Différents types de coupes forestières sont utilisés dans la forêt boréale canadienne dans une perspective d’aménagement durable, intégrant les dimensions environnementales, sociales et économiques. Dans le cadre de son doctorat en sciences de l’environnement à l’Institut de recherche sur les forêts (IRF), Sanghyun Kim a évalué les effets écologiques à long terme de divers traitements sylvicoles sur la régénération naturelle et la qualité des sols. Il s’est plus particulièrement intéressé aux coupes totales avec protection de la régénération et des sols et aux coupes partielles comme les progressives expérimentales (sélection rapprochée, sélection éloignée, mini-bande). En plus d’étudier la régénération naturelle, il a analysé les impacts sur les communautés microbiennes du sol ainsi que sur le stress hydrique des semis, 18 à 19 ans après coupe, dans des peuplements d’épinette noire de différents âges.
Les résultats montrent que les coupes progressives expérimentales, en particulier celles en mini-bande, ont favorisé une densité plus élevée de semis d’épinette noire. La scarification du sol, l’exposition du sol minéral et l’installation de la mousse Polytrichum ont contribué à créer un environnement propice à la régénération naturelle. Bien que la croissance des semis ait été plus rapide après une coupe totale en raison d’un apport en lumière plus important, leur densité y était plus faible, principalement en raison de la forte compétition exercée par les éricacées, qui colonisent rapidement les sites ouverts non scarifiés.

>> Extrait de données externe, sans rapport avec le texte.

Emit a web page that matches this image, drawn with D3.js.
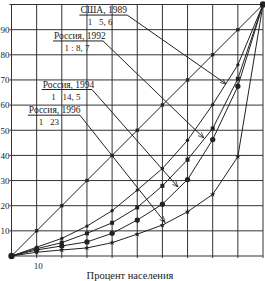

L’analyse microbienne de la rhizosphère, la zone du sol située à proximité immédiate des racines, n’a révélé aucune différence significative dans la diversité microbienne globale entre les différents traitements, 19 ans après les interventions. Toutefois, les sites de coupes totales présentaient certaines bactéries fixatrices d’azote, telles que Roseiarcus spp., tandis que les sites de coupes progressives montraient une plus grande abondance de champignons ectomycorhiziens, notamment Piloderma spp. Ces résultats suggèrent que les perturbations partielles favorisent des conditions plus propices à l’établissement de symbioses bénéfiques. Par ailleurs, les propriétés physicochimiques du sol sont restées considérablement altérées dans tous les types de coupes. Ces changements persistants montrent que les interventions sylvicoles ont des effets à long terme sur les conditions du sol dans les forêts boréales.

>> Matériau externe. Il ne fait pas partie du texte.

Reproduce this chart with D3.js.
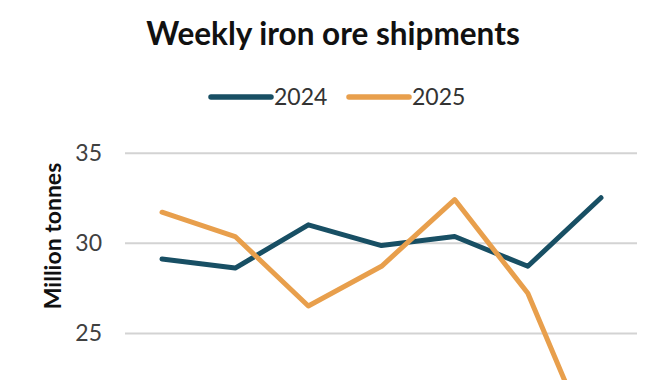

Enfin, Sanghyun Kim a analysé les isotopes stables du carbone (δ¹³C), un indicateur du stress hydrique chez les semis d’épinette noire et de sapin baumier. Les valeurs élevées observées dans les secteurs de coupes totales indiquent un stress hydrique accru, probablement attribuable à l’ouverture complète du couvert forestier. Cependant, les coupes partielles ont maintenu des valeurs similaires à celles des témoins non récoltés, vraisemblablement grâce aux microclimats plus modérés créés par le couvert arborescent résiduel.
Dans l'ensemble, ces travaux démontrent que la récolte partielle peut favoriser une meilleure régénération naturelle, contribuer à maintenir des conditions de sol favorables et atténuer le stress hydrique chez les conifères en régénération.
Sanghyun Kim a soutenu sa thèse intitulée « Vers un aménagement durable de la forêt boréale canadienne : réponse à long terme de la régénération naturelle, de la diversité microbienne et du stress hydrique selon un gradient de traitements sylvicoles » le 4 août dernier, au campus de l’UQAT à Amos. Ses travaux ont été réalisés sous la direction de Miguel Montoro Girona, professeur à l’IRF et sous la codirection d’Yves Bergeron, professeur émérite et de Patricia Raymond du ministère des Ressources naturelles et des Forêts. À noter que son projet a été mené dans le cadre des activités du Groupe de recherche en écologie de la MRC Abitibi, un partenariat entre l’UQAT et la MRC Abitibi lancé en 2021. De plus, les résultats des travaux ont également été publiés dans la revue scientifique Forest Ecology and Management.